[The task]: Copy out every line exactly, passing over the pictures.

+===+

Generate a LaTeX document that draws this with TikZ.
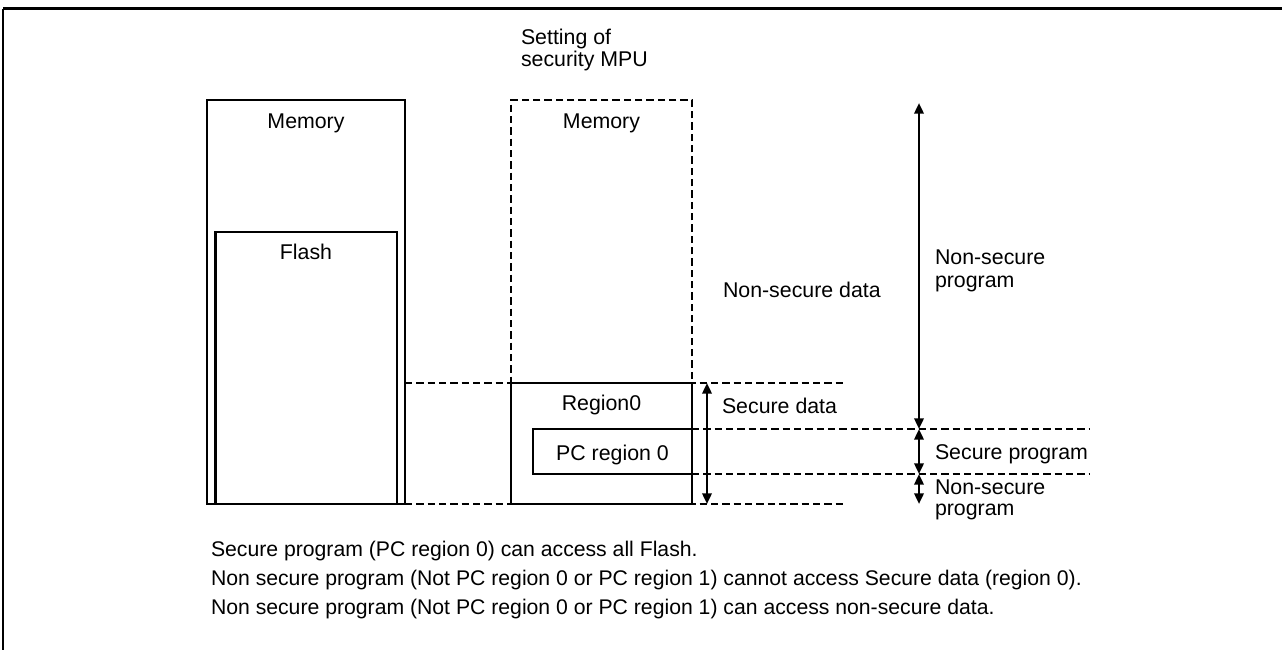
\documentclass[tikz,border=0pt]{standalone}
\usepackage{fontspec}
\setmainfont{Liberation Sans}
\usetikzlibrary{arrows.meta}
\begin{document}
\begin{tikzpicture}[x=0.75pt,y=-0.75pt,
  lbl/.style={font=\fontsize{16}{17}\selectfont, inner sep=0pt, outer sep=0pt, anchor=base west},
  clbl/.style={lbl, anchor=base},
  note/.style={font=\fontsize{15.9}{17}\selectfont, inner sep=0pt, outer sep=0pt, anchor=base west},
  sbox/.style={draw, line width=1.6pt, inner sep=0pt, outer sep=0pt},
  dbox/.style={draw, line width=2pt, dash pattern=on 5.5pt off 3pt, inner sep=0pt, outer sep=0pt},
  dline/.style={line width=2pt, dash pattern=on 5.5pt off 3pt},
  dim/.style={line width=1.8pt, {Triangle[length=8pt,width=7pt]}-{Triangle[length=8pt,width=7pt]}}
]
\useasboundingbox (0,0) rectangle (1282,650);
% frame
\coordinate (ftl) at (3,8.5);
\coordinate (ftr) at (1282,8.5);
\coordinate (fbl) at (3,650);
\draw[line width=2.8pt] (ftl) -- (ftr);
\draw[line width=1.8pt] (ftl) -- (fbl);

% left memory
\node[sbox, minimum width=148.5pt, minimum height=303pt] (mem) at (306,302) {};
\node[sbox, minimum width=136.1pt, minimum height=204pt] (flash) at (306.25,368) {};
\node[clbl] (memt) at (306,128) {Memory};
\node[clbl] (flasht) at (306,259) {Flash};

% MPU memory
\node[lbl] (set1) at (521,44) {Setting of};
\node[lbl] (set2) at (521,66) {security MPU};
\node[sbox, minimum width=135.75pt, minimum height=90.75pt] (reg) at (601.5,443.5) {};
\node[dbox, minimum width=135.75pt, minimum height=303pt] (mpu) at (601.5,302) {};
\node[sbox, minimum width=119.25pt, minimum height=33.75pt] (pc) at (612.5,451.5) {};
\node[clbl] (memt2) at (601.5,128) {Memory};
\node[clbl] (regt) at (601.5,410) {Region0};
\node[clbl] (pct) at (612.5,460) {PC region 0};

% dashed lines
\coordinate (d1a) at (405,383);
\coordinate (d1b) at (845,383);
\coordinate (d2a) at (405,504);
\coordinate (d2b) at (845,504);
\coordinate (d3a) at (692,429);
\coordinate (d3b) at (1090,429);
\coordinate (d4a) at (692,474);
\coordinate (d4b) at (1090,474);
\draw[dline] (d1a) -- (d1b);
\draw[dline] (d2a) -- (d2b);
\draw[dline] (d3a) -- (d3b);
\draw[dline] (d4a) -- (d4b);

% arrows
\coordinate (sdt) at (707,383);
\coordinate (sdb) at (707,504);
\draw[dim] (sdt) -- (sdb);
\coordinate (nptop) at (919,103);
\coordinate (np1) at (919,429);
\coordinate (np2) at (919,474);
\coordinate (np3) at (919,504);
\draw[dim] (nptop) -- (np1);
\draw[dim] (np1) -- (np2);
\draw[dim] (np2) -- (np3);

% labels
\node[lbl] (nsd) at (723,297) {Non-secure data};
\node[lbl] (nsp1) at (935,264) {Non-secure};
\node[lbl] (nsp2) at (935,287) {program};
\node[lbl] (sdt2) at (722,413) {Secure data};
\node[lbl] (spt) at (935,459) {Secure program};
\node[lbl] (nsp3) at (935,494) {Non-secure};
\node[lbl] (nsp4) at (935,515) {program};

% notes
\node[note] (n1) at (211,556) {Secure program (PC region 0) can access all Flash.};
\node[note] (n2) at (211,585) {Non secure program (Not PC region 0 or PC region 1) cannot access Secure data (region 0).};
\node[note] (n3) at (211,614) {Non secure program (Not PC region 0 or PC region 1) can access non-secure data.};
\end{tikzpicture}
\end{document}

+===+

[Response]:
Generate a LaTeX document that draws this with TikZ.
\documentclass[tikz,border=0pt]{standalone}
\usepackage{fontspec}
\setmainfont{Liberation Sans}
\usetikzlibrary{arrows.meta}
\begin{document}
\begin{tikzpicture}[x=0.75pt,y=-0.75pt,
  lbl/.style={font=\fontsize{16}{17}\selectfont, inner sep=0pt, outer sep=0pt, anchor=base west},
  clbl/.style={lbl, anchor=base},
  note/.style={font=\fontsize{15.9}{17}\selectfont, inner sep=0pt, outer sep=0pt, anchor=base west},
  sbox/.style={draw, line width=1.6pt, inner sep=0pt, outer sep=0pt},
  dbox/.style={draw, line width=2pt, dash pattern=on 5.5pt off 3pt, inner sep=0pt, outer sep=0pt},
  dline/.style={line width=2pt, dash pattern=on 5.5pt off 3pt},
  dim/.style={line width=1.8pt, {Triangle[length=8pt,width=7pt]}-{Triangle[length=8pt,width=7pt]}}
]
\useasboundingbox (0,0) rectangle (1282,650);
% frame
\coordinate (ftl) at (3,8.5);
\coordinate (ftr) at (1282,8.5);
\coordinate (fbl) at (3,650);
\draw[line width=2.8pt] (ftl) -- (ftr);
\draw[line width=1.8pt] (ftl) -- (fbl);

% left memory
\node[sbox, minimum width=148.5pt, minimum height=303pt] (mem) at (306,302) {};
\node[sbox, minimum width=136.1pt, minimum height=204pt] (flash) at (306.25,368) {};
\node[clbl] (memt) at (306,128) {Memory};
\node[clbl] (flasht) at (306,259) {Flash};

% MPU memory
\node[lbl] (set1) at (521,44) {Setting of};
\node[lbl] (set2) at (521,66) {security MPU};
\node[sbox, minimum width=135.75pt, minimum height=90.75pt] (reg) at (601.5,443.5) {};
\node[dbox, minimum width=135.75pt, minimum height=303pt] (mpu) at (601.5,302) {};
\node[sbox, minimum width=119.25pt, minimum height=33.75pt] (pc) at (612.5,451.5) {};
\node[clbl] (memt2) at (601.5,128) {Memory};
\node[clbl] (regt) at (601.5,410) {Region0};
\node[clbl] (pct) at (612.5,460) {PC region 0};

% dashed lines
\coordinate (d1a) at (405,383);
\coordinate (d1b) at (845,383);
\coordinate (d2a) at (405,504);
\coordinate (d2b) at (845,504);
\coordinate (d3a) at (692,429);
\coordinate (d3b) at (1090,429);
\coordinate (d4a) at (692,474);
\coordinate (d4b) at (1090,474);
\draw[dline] (d1a) -- (d1b);
\draw[dline] (d2a) -- (d2b);
\draw[dline] (d3a) -- (d3b);
\draw[dline] (d4a) -- (d4b);

% arrows
\coordinate (sdt) at (707,383);
\coordinate (sdb) at (707,504);
\draw[dim] (sdt) -- (sdb);
\coordinate (nptop) at (919,103);
\coordinate (np1) at (919,429);
\coordinate (np2) at (919,474);
\coordinate (np3) at (919,504);
\draw[dim] (nptop) -- (np1);
\draw[dim] (np1) -- (np2);
\draw[dim] (np2) -- (np3);

% labels
\node[lbl] (nsd) at (723,297) {Non-secure data};
\node[lbl] (nsp1) at (935,264) {Non-secure};
\node[lbl] (nsp2) at (935,287) {program};
\node[lbl] (sdt2) at (722,413) {Secure data};
\node[lbl] (spt) at (935,459) {Secure program};
\node[lbl] (nsp3) at (935,494) {Non-secure};
\node[lbl] (nsp4) at (935,515) {program};

% notes
\node[note] (n1) at (211,556) {Secure program (PC region 0) can access all Flash.};
\node[note] (n2) at (211,585) {Non secure program (Not PC region 0 or PC region 1) cannot access Secure data (region 0).};
\node[note] (n3) at (211,614) {Non secure program (Not PC region 0 or PC region 1) can access non-secure data.};
\end{tikzpicture}
\end{document}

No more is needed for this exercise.